Os nexos são evidentes. É a maior intervenção governamental nos sindicatos desde a ditadura empresarial-militar. Mas diferente de então, agora isso é operado em conluio com as maiores centrais sindicais do país. Nesse caso, a constituição do feixe sindicato-governo-trabalhadores-patrões que caracterizaram o fascismo não é somente uma analogia vazia: é o ovo da serpente que ameaça a democracia no país.

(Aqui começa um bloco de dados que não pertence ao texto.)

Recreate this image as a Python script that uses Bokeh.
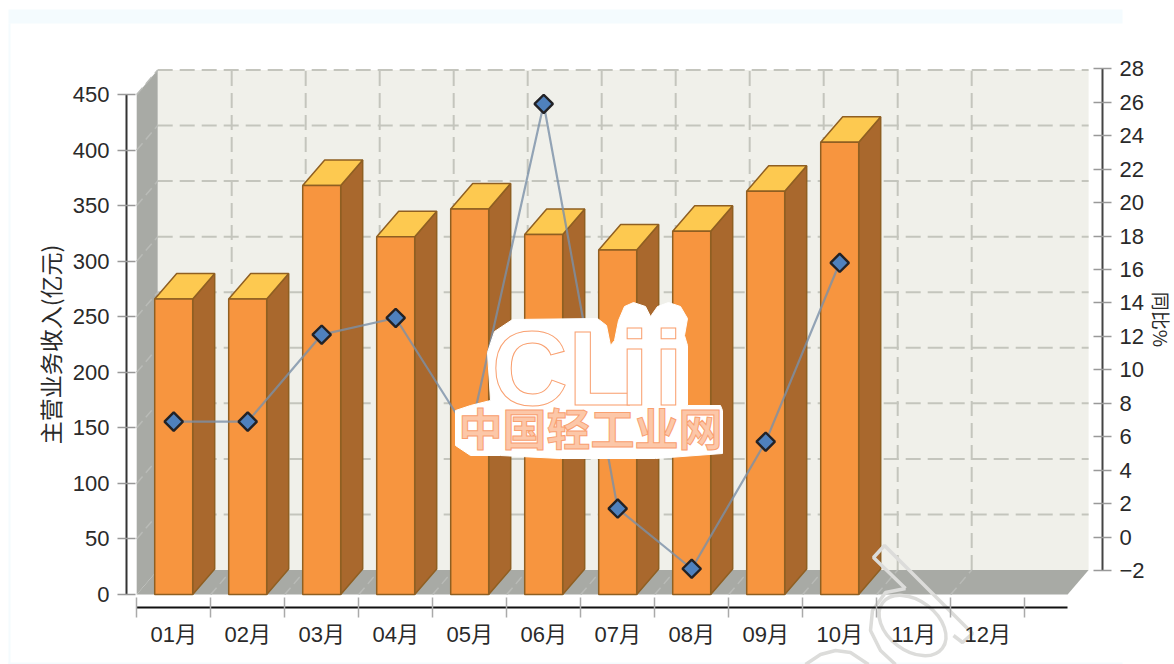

A reação do Andes-SN está referenciada em uma estratégia que tem como esteio a legitimidade de sua história. Existem batalhas jurídicas, de ordem tática, importantíssimas. A ilegalidade de tudo o que aconteceu até o momento é tão evidente que prevalecerá um posicionamento positivo ao Andes-SN. Mas uma ofensiva de tal envergadura somente pode ser respondida à altura pelas ações políticas. O diálogo verdadeiro com o conjunto dos docentes das IFES, esclarecendo o que está em curso, tem de fazer parte do núcleo sólido de todo esse processo. A energia criadora do movimento estudantil autônomo, o apoio da intelectualidade crítica, das entidades democráticas, das instituições universitárias, por meio de seus colegiados, tudo isso tem de ser feito com tal força e verdade que incendiará a indignação ativa dos docentes que saberão, nas palavras e nos gestos, defender a sua entidade construída ao longo de quase três décadas, lado a lado com as entidades democráticas que reconhecem o Andes-SN como um dos pilares da causa da educação pública no país.
*Roberto Leher é docente da FEUFRJ e já foi presidente da ANDES-SN
[1] http://www.agenciabrasil.gov.br/noticias/2008/09/06/materia.2008-09-06.9064581521/view
[2] Moraes Filho, E. (1978), O problema do sindicato único no Brasil: seus fundamentos sociológicos. 2 ed., São Paulo, Alfa-Omega.